Thirteen days after the B.C. Court of Appeal legalized same sex marriages, the first two gay weddings on Whistler Mountain took place.
Kirt J Beck and Roger L Crandy came from Anchorage, Alaska to exchange vows under picture-perfect conditions Monday. Gary Gardner and Anthony Gilkinson, Seattle residents who own a home in Whistler, were also wed on the mountain the same day.
The couples received their marriage licences from municipal hall Monday morning before riding the Village Gondola to the alpine, where marriage commissioner Luise Zinsli performed the services. A coin toss determined that Beck and Crandy were the first same-sex couple to be granted a marriage licence by the RMOW.
Gay American couples are expected to give an extra boost to the wedding business in Whistler and across the province this summer, following a July 8 B.C. Court of Appeals ruling to lift a moratorium on same sex marriages. On May 1 the court had ruled that opposite-sex restrictions on marriage violated rights guaranteed under the Canadian Charter of Rights and Freedoms.
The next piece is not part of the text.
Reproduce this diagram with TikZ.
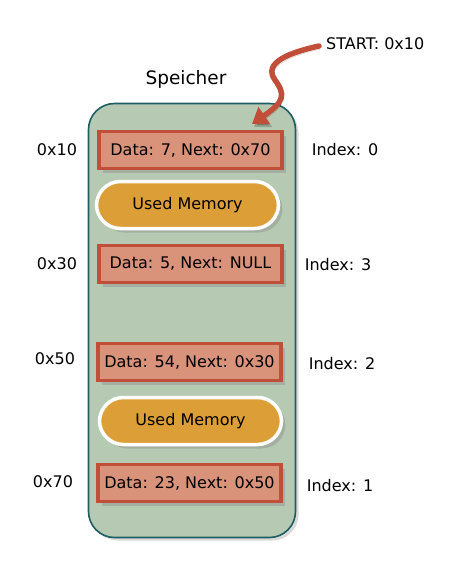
\documentclass[tikz,border=0pt]{standalone}
\usepackage{fontspec}
\setmainfont{DejaVu Sans}
\usetikzlibrary{shadows,arrows.meta}
\definecolor{memfill}{HTML}{B6CAB3}
\definecolor{memdraw}{HTML}{1E5E63}
\definecolor{datafill}{HTML}{D9937A}
\definecolor{datadraw}{HTML}{C04E38}
\definecolor{usedfill}{HTML}{DC9E36}
\begin{document}
\begin{tikzpicture}[x=1pt,y=-1pt,
  every node/.style={font=\fontsize{16}{19}\selectfont},
  databox/.style={draw=datadraw,fill=datafill,line width=3.5pt,minimum width=183pt,minimum height=37pt,inner sep=0pt,
     drop shadow={shadow xshift=4pt,shadow yshift=-4pt,opacity=0.35}},
  usedbox/.style={draw=white,fill=usedfill,line width=3.5pt,rounded corners=24pt,minimum width=182pt,minimum height=47pt,inner sep=0pt,
     drop shadow={shadow xshift=4pt,shadow yshift=-4pt,opacity=0.35}},
  lbl/.style={inner sep=0pt}]
\useasboundingbox (0,0) rectangle (469,563);
\node[draw=memdraw,fill=memfill,line width=1.6pt,rounded corners=26pt,minimum width=207pt,minimum height=434pt,
  drop shadow={shadow xshift=3pt,shadow yshift=-3pt,opacity=0.3}] (mem) at (192,320.5) {};
\node[lbl,font=\fontsize{18.5}{22}\selectfont] (title) at (186,79) {Speicher};
\node[databox] (d1) at (190.5,150) {Data: 7, Next: 0x70};
\node[usedbox] (u1) at (187.5,205) {Used Memory};
\node[databox] (d2) at (190.5,264) {Data: 5, Next: NULL};
\node[databox] (d3) at (189.5,362) {Data: 54, Next: 0x30};
\node[usedbox] (u2) at (190.5,421) {Used Memory};
\node[databox] (d4) at (189.5,483) {Data: 23, Next: 0x50};
\node[lbl] (a1) at (57,150) {0x10};
\node[lbl] (a2) at (57,264) {0x30};
\node[lbl] (a3) at (55,359) {0x50};
\node[lbl] (a4) at (53,482) {0x70};
\node[lbl] (i1) at (345,150) {Index: 0};
\node[lbl] (i2) at (338,265) {Index: 3};
\node[lbl] (i3) at (342,364) {Index: 2};
\node[lbl] (i4) at (340,486) {Index: 1};
\node[lbl,anchor=west] (start) at (326,44) {START: 0x10};
\coordinate (tip) at (252,124);
\draw[datadraw,line width=5.5pt,line cap=round,-{Triangle[length=15pt,width=20pt]},
  preaction={draw=black,opacity=0.2,transform canvas={shift={(2pt,-3pt)}}}]
  (start.west) ++(-7,2) .. controls (292,52) and (262,62) .. (275,80)
  .. controls (286,95) and (284,102) .. (tip);
\end{tikzpicture}
\end{document}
The July 8 decision of the B.C. Court of Appeals followed a June 10 ruling by the Ontario Court of Appeals, which said that federal marriage laws are discriminatory and in violation of the Charter of Rights and Freedoms. The Ontario court also ordered that same-sex marriages be legalized throughout that province immediately.
The federal government then approved a policy to open marriage to gay couples. New legislation is currently being drafted.
Canada is just the third country to allow same-sex marriages. However, of the other two nations, the Netherlands has a long residency requirement and Belgium will only allow marriages of foreign couples from countries that already allow such unions. Canada has no marriage residency requirement.
The legal status of Canadian gay marriages has yet to be determined by any court in the United States. But that isnt keeping American gay couples from exchanging vows in Canada.